SET TASK
Omit every picture and return the rest of the data unaltered.

DATA EXTRACT
— Start —
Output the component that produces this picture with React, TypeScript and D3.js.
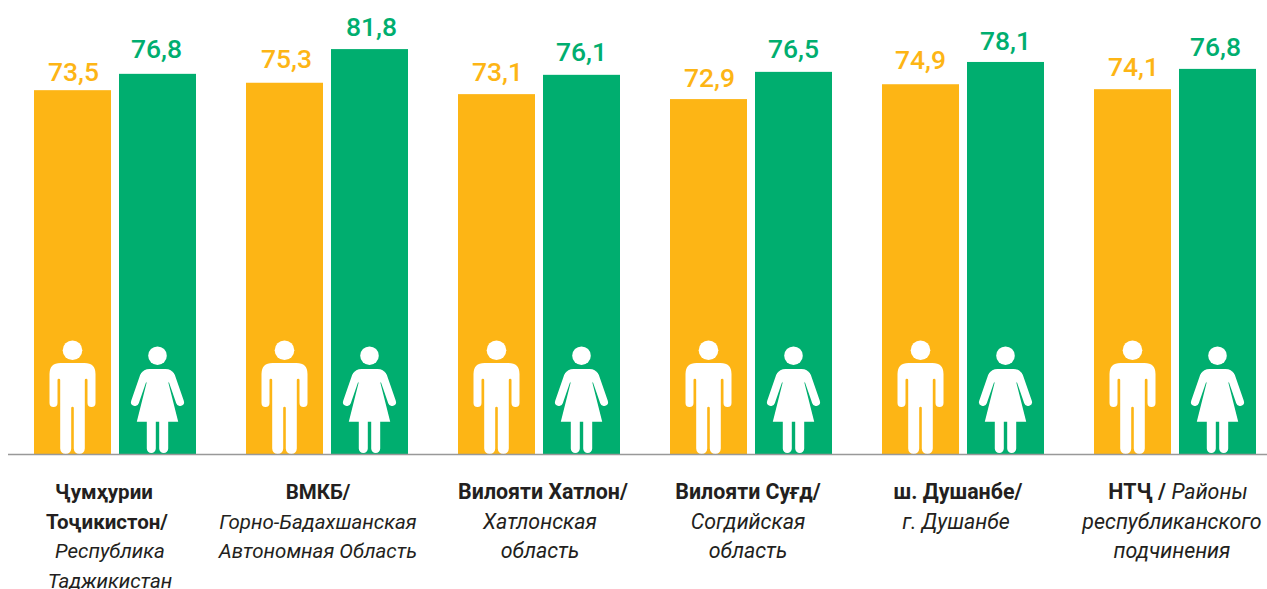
import * as d3 from 'd3';

const categories = ['tj', 'gbao', 'khatlon', 'sughd', 'dushanbe', 'rrs'];
const maleLabels = ['73,5', '75,3', '73,1', '72,9', '74,9', '74,1'];
const femaleLabels = ['76,8', '81,8', '76,1', '76,5', '78,1', '76,8'];
// the bars in the picture are not quite to scale with their labels, so these are read off the bar heights
const maleBars = [73.5, 75.0, 72.7, 71.7, 74.7, 73.7];
const femaleBars = [76.8, 81.8, 76.6, 77.2, 79.2, 77.8];

type Seg = { t: string; bold?: boolean };
const categoryLines: Seg[][][] = [
    [[{ t: 'Ҷумҳурии', bold: true }], [{ t: 'Тоҷикистон/', bold: true }], [{ t: 'Республика' }], [{ t: 'Таджикистан' }]],
    [[{ t: 'ВМКБ/', bold: true }], [{ t: 'Горно-Бадахшанская' }], [{ t: 'Автономная Область' }]],
    [[{ t: 'Вилояти Хатлон/', bold: true }], [{ t: 'Хатлонская' }], [{ t: 'область' }]],
    [[{ t: 'Вилояти Суғд/', bold: true }], [{ t: 'Согдийская' }], [{ t: 'область' }]],
    [[{ t: 'ш. Душанбе/', bold: true }], [{ t: 'г. Душанбе' }]],
    [[{ t: 'НТҶ / ', bold: true }, { t: 'Районы' }], [{ t: 'республиканского' }], [{ t: 'подчинения' }]],
];

const width = 1267;
const height = 589;
const baseline = 454;
const yellow = '#FDB515';
const green = '#00AE6F';
const font = 'Roboto, sans-serif';

// label placement, px
const labelShift = [-9, -9, 4, -3, -5, -3];
const labelSize = [20.5, 20.5, 21.4, 21.4, 21.4, 21.4];
const lineShift = [
    [-2, 1, 4, 4],
    [0, 0, 0],
    [0, -3, -3],
    [0, 0, 0],
    [0, -2],
    [6, 0, 0],
];
const maleGap = [9, 15, 13, 12, 15, 13];
const femaleGap = [16, 13, 14, 14, 12, 13];
const maleNudge = [1, 2, 1, 1, 0, 1];
const femaleNudge = [-1, 2, 0, 0, 0, -2];

const manPath =
    'M-23,-51 L-23,-80 Q-23,-91 -12,-91 L12,-91 Q23,-91 23,-80 L23,-51 A4,4 0 0 1 15,-51 L15,-74 A1.35,1.35 0 0 0 12.3,-74 ' +
    'L12.3,-5.5 A5.5,5.5 0 0 1 1.3,-5.5 L1.3,-46 A1.3,1.3 0 0 0 -1.3,-46 L-1.3,-5.5 A5.5,5.5 0 0 1 -12.3,-5.5 L-12.3,-74 ' +
    'A1.35,1.35 0 0 0 -15,-74 L-15,-51 A4,4 0 0 1 -23,-51 Z';
const womanPath =
    'M-9,-70 L-10.7,-72 L-20.7,-32.3 L-10.7,-32.3 L-10.7,-5.5 A4.5,4.5 0 0 0 -1.7,-5.5 L-1.7,-32.3 L1.7,-32.3 ' +
    'L1.7,-5.5 A4.5,4.5 0 0 0 10.7,-5.5 L10.7,-32.3 L20.7,-32.3 L10.7,-72 L9,-70 Z';

const Man = ({ x }: { x: number }) => (
    <g transform={`translate(${x},${baseline})`} fill="#fff">
        <circle cy={-103.7} r={9.8} />
        <path d={manPath} />
    </g>
);

const Woman = ({ x }: { x: number }) => (
    <g transform={`translate(${x},${baseline})`} fill="#fff" stroke="none">
        <circle cy={-98.3} r={9.3} />
        <path d={womanPath} />
        <path d="M-13.5,-78 L-22.5,-52 M13.5,-78 L22.5,-52" stroke="#fff" strokeWidth={8} strokeLinecap="round" fill="none" />
        <path d="M-16.5,-80 Q-14,-85 -8,-85 L8,-85 Q14,-85 16.5,-80 L10,-70 L-10,-70 Z" />
    </g>
);

export default function App() {
    const x0 = d3.scaleBand<string>().domain(categories).range([9, 9 + 212 * categories.length]);
    const x1 = d3.scaleBand<string>().domain(['male', 'female']).range([25, 187]).paddingInner(8 / 85);
    const y = d3.scaleLinear().domain([0, 100]).range([baseline, baseline - 495]);
    const bw = x1.bandwidth();

    return (
        <svg
            width={width}
            height={height}
            style={{ position: 'absolute', left: 0, top: 0, background: '#fff' }}
            fontFamily={font}
        >
            {categories.map((c, i) => {
                const gx = x0(c) as number;
                const mx = gx + (x1('male') as number);
                const fx = gx + (x1('female') as number);
                return (
                    <g key={c}>
                        <rect x={mx} y={y(maleBars[i])} width={bw} height={baseline - y(maleBars[i])} fill={yellow} />
                        <rect x={fx} y={y(femaleBars[i])} width={bw} height={baseline - y(femaleBars[i])} fill={green} />
                        <text
                            x={mx + bw / 2 + maleNudge[i]}
                            y={y(maleBars[i]) - maleGap[i]}
                            textAnchor="middle"
                            fontSize={26.5}
                            fontWeight={500}
                            fill={yellow}
                        >
                            {maleLabels[i]}
                        </text>
                        <text
                            x={fx + bw / 2 + femaleNudge[i]}
                            y={y(femaleBars[i]) - femaleGap[i]}
                            textAnchor="middle"
                            fontSize={26.5}
                            fontWeight={500}
                            fill={green}
                        >
                            {femaleLabels[i]}
                        </text>
                        <Man x={mx + bw / 2} />
                        <Woman x={fx + bw / 2} />
                        <text textAnchor="middle" fontSize={labelSize[i]} fill="#231F20">
                            {categoryLines[i].map((line, j) => (
                                <tspan key={j} x={gx + 106 + labelShift[i] + lineShift[i][j]} y={499 + j * 29.5}>
                                    {line.map((s, k) => (
                                        <tspan key={k} fontWeight={s.bold ? 700 : 400} fontStyle={s.bold ? 'normal' : 'italic'}>
                                            {s.t}
                                        </tspan>
                                    ))}
                                </tspan>
                            ))}
                        </text>
                    </g>
                );
            })}
            <line x1={8} x2={width} y1={baseline + 0.5} y2={baseline + 0.5} stroke="#999" strokeWidth={1.5} />
        </svg>
    );
}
— End —
FINISHED ANSWER
Output the component that produces this picture with React, TypeScript and D3.js.
import * as d3 from 'd3';

const categories = ['tj', 'gbao', 'khatlon', 'sughd', 'dushanbe', 'rrs'];
const maleLabels = ['73,5', '75,3', '73,1', '72,9', '74,9', '74,1'];
const femaleLabels = ['76,8', '81,8', '76,1', '76,5', '78,1', '76,8'];
// the bars in the picture are not quite to scale with their labels, so these are read off the bar heights
const maleBars = [73.5, 75.0, 72.7, 71.7, 74.7, 73.7];
const femaleBars = [76.8, 81.8, 76.6, 77.2, 79.2, 77.8];

type Seg = { t: string; bold?: boolean };
const categoryLines: Seg[][][] = [
    [[{ t: 'Ҷумҳурии', bold: true }], [{ t: 'Тоҷикистон/', bold: true }], [{ t: 'Республика' }], [{ t: 'Таджикистан' }]],
    [[{ t: 'ВМКБ/', bold: true }], [{ t: 'Горно-Бадахшанская' }], [{ t: 'Автономная Область' }]],
    [[{ t: 'Вилояти Хатлон/', bold: true }], [{ t: 'Хатлонская' }], [{ t: 'область' }]],
    [[{ t: 'Вилояти Суғд/', bold: true }], [{ t: 'Согдийская' }], [{ t: 'область' }]],
    [[{ t: 'ш. Душанбе/', bold: true }], [{ t: 'г. Душанбе' }]],
    [[{ t: 'НТҶ / ', bold: true }, { t: 'Районы' }], [{ t: 'республиканского' }], [{ t: 'подчинения' }]],
];

const width = 1267;
const height = 589;
const baseline = 454;
const yellow = '#FDB515';
const green = '#00AE6F';
const font = 'Roboto, sans-serif';

// label placement, px
const labelShift = [-9, -9, 4, -3, -5, -3];
const labelSize = [20.5, 20.5, 21.4, 21.4, 21.4, 21.4];
const lineShift = [
    [-2, 1, 4, 4],
    [0, 0, 0],
    [0, -3, -3],
    [0, 0, 0],
    [0, -2],
    [6, 0, 0],
];
const maleGap = [9, 15, 13, 12, 15, 13];
const femaleGap = [16, 13, 14, 14, 12, 13];
const maleNudge = [1, 2, 1, 1, 0, 1];
const femaleNudge = [-1, 2, 0, 0, 0, -2];

const manPath =
    'M-23,-51 L-23,-80 Q-23,-91 -12,-91 L12,-91 Q23,-91 23,-80 L23,-51 A4,4 0 0 1 15,-51 L15,-74 A1.35,1.35 0 0 0 12.3,-74 ' +
    'L12.3,-5.5 A5.5,5.5 0 0 1 1.3,-5.5 L1.3,-46 A1.3,1.3 0 0 0 -1.3,-46 L-1.3,-5.5 A5.5,5.5 0 0 1 -12.3,-5.5 L-12.3,-74 ' +
    'A1.35,1.35 0 0 0 -15,-74 L-15,-51 A4,4 0 0 1 -23,-51 Z';
const womanPath =
    'M-9,-70 L-10.7,-72 L-20.7,-32.3 L-10.7,-32.3 L-10.7,-5.5 A4.5,4.5 0 0 0 -1.7,-5.5 L-1.7,-32.3 L1.7,-32.3 ' +
    'L1.7,-5.5 A4.5,4.5 0 0 0 10.7,-5.5 L10.7,-32.3 L20.7,-32.3 L10.7,-72 L9,-70 Z';

const Man = ({ x }: { x: number }) => (
    <g transform={`translate(${x},${baseline})`} fill="#fff">
        <circle cy={-103.7} r={9.8} />
        <path d={manPath} />
    </g>
);

const Woman = ({ x }: { x: number }) => (
    <g transform={`translate(${x},${baseline})`} fill="#fff" stroke="none">
        <circle cy={-98.3} r={9.3} />
        <path d={womanPath} />
        <path d="M-13.5,-78 L-22.5,-52 M13.5,-78 L22.5,-52" stroke="#fff" strokeWidth={8} strokeLinecap="round" fill="none" />
        <path d="M-16.5,-80 Q-14,-85 -8,-85 L8,-85 Q14,-85 16.5,-80 L10,-70 L-10,-70 Z" />
    </g>
);

export default function App() {
    const x0 = d3.scaleBand<string>().domain(categories).range([9, 9 + 212 * categories.length]);
    const x1 = d3.scaleBand<string>().domain(['male', 'female']).range([25, 187]).paddingInner(8 / 85);
    const y = d3.scaleLinear().domain([0, 100]).range([baseline, baseline - 495]);
    const bw = x1.bandwidth();

    return (
        <svg
            width={width}
            height={height}
            style={{ position: 'absolute', left: 0, top: 0, background: '#fff' }}
            fontFamily={font}
        >
            {categories.map((c, i) => {
                const gx = x0(c) as number;
                const mx = gx + (x1('male') as number);
                const fx = gx + (x1('female') as number);
                return (
                    <g key={c}>
                        <rect x={mx} y={y(maleBars[i])} width={bw} height={baseline - y(maleBars[i])} fill={yellow} />
                        <rect x={fx} y={y(femaleBars[i])} width={bw} height={baseline - y(femaleBars[i])} fill={green} />
                        <text
                            x={mx + bw / 2 + maleNudge[i]}
                            y={y(maleBars[i]) - maleGap[i]}
                            textAnchor="middle"
                            fontSize={26.5}
                            fontWeight={500}
                            fill={yellow}
                        >
                            {maleLabels[i]}
                        </text>
                        <text
                            x={fx + bw / 2 + femaleNudge[i]}
                            y={y(femaleBars[i]) - femaleGap[i]}
                            textAnchor="middle"
                            fontSize={26.5}
                            fontWeight={500}
                            fill={green}
                        >
                            {femaleLabels[i]}
                        </text>
                        <Man x={mx + bw / 2} />
                        <Woman x={fx + bw / 2} />
                        <text textAnchor="middle" fontSize={labelSize[i]} fill="#231F20">
                            {categoryLines[i].map((line, j) => (
                                <tspan key={j} x={gx + 106 + labelShift[i] + lineShift[i][j]} y={499 + j * 29.5}>
                                    {line.map((s, k) => (
                                        <tspan key={k} fontWeight={s.bold ? 700 : 400} fontStyle={s.bold ? 'normal' : 'italic'}>
                                            {s.t}
                                        </tspan>
                                    ))}
                                </tspan>
                            ))}
                        </text>
                    </g>
                );
            })}
            <line x1={8} x2={width} y1={baseline + 0.5} y2={baseline + 0.5} stroke="#999" strokeWidth={1.5} />
        </svg>
    );
}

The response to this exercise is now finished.